O bom drama, entretanto, requer mais do que uma aparência interessante, ou um único momento em evidência. O drama acontece ao longo do tempo — é um evento que se desdobra. O ritmo e o tempo são críticos. Um dos elementos mais importantes no ritmo do drama é o suspense. Houdini, por exemplo, às vezes era capaz de escapar em questão de segundos — mas prolongava o ato para deixar a platéia aflita.
A chave para manter a platéia sentada na beira da poltrona é deixar que os acontecimentos se desenrolem lentamente, depois acelerá-los no momento certo, de acordo com um plano e um andamento que é você quem controla. Os grandes governantes, de Napoleão a Mao Tsé-tung, usaram o ritmo dramático para surpreender e distrair seu público. Franklin Delano Roosevelt compreendeu a importância de encenar eventos políticos numa ordem e num ritmo particular.
Durante as eleições presidenciais de 1932, os Estados Unidos estavam passando por uma crise econômica muito difícil. Os bancos faliam numa velocidade alarmante. Logo depois de ganhar as eleições, Roosevelt entrou numa espécie de recesso. Não falou nada sobre seus planos ou indicações para o ministério. Até se recusou a se encontrar com o então presidente, Herbert Hoover, para discutir a transição. Quando Roosevelt tomou posse, o país se encontrava num estado de grande ansiedade.
No seu discurso, Roosevelt mudou de marcha. Falou com energia, esclarecendo que pretendia conduzir o país por uma direção totalmente nova, abandonando a timidez dos seus antecessores. A partir daí seus discursos e suas decisões públicas — indicações para ministérios, leis audaciosas — adquiriram um ritmo incrivelmente veloz. O período que se seguiu à posse ficou conhecido como os ‘Cem Dias”, e o sucesso na mudança de estado de espírito do país se originou da esperteza e do uso do contraste dramático de Roosevelt. Ele mantinha a sua platéia em suspenso, e impressionava com uma série de gestos corajosos que pareciam ainda mais imponentes porque não se sabia de onde vinham. Você precisa aprender a orquestrar assim os acontecimentos, sem mostrar todas as suas cartas de uma só vez, mas revelando-as aos poucos para dar mais dramaticidade.
Além de disfarçar inúmeros pecados, o bom drama pode também confundir e enganar o seu inimigo.
Você deve também avaliar a importância das entradas e saídas de cena. Quando Cleópatra foi conhecer César, no Egito, chegou enrolada num tapete que mandou desenrolar aos seus pés. George Washington duas vezes deixou o poder com floreios e fanfarras (primeiro como general, depois como o presidente que se recusou a concorrer a um terceiro mandato), mostrando que sabia dar importância ao momento, dramática e simbolicamente. Você deve ter o mesmo cuidado ao planejar as suas próprias entradas e saídas de cena.
Lembre-se de que exagerar na representação pode ser contraproducente — é outra forma de se esforçar demais para chamar atenção. O ator Richard Burton descobriu, logo no início da sua carreira, que ficando totalmente parado em cena fazia as pessoas olharem para ele e não para os outros atores. O importante não é tanto o que você faz, nitidamente, mas como você faz — a sua imobilidade graciosa e imponente no palco social conta mais do que o exagero na representação e nos movimentos.
Finalmente: aprenda a representar muitos papéis, a ser aquilo que a ocasião exige. Adapte a sua máscara à situação — tenha múltiplas faces. Bismarck era excelente neste jogo: com os liberais ele era liberal, com os agressivos ele era agressivo. Ninguém conseguia agarrá-lo, e o que não se agarra não se consome.

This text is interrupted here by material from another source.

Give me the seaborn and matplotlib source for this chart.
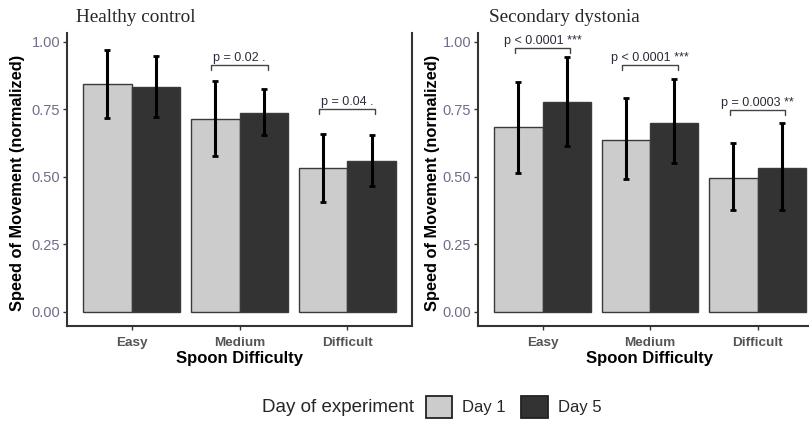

Saiba como ser todas as coisas para todos os homens. Um Proteus discreto — um erudito entre eruditos, um santo entre santos. Essa é a arte de conquistar todos, pois os iguais se atraem. Registre os temperamentos das pessoas que você conhece e se adapte a cada um deles —passe de sério a jovial, mudando de humor discretamente.
Baltasar Gracián, 1601-1658

Socialmente não se comenta que um homem é um grande ator? Não se está dizendo que ele sente, mas que é ótimo simulador, embora não sinta nada.
Denis Diderot, 1713-1784

INVERSO
Não pode haver o inverso para essa lei tão importante: mau teatro é mau teatro. Até para parecer natural é preciso ter arte — em outras palavras, representar. A canastrice só cria constrangimento. É claro que você não deve ser dramático demais — evite os gestos histriônicos. Mas isso é simplesmente mau teatro, já que desrespeita normas teatrais centenárias contra o exagero na representação. Em essência, o inverso não existe para esta lei.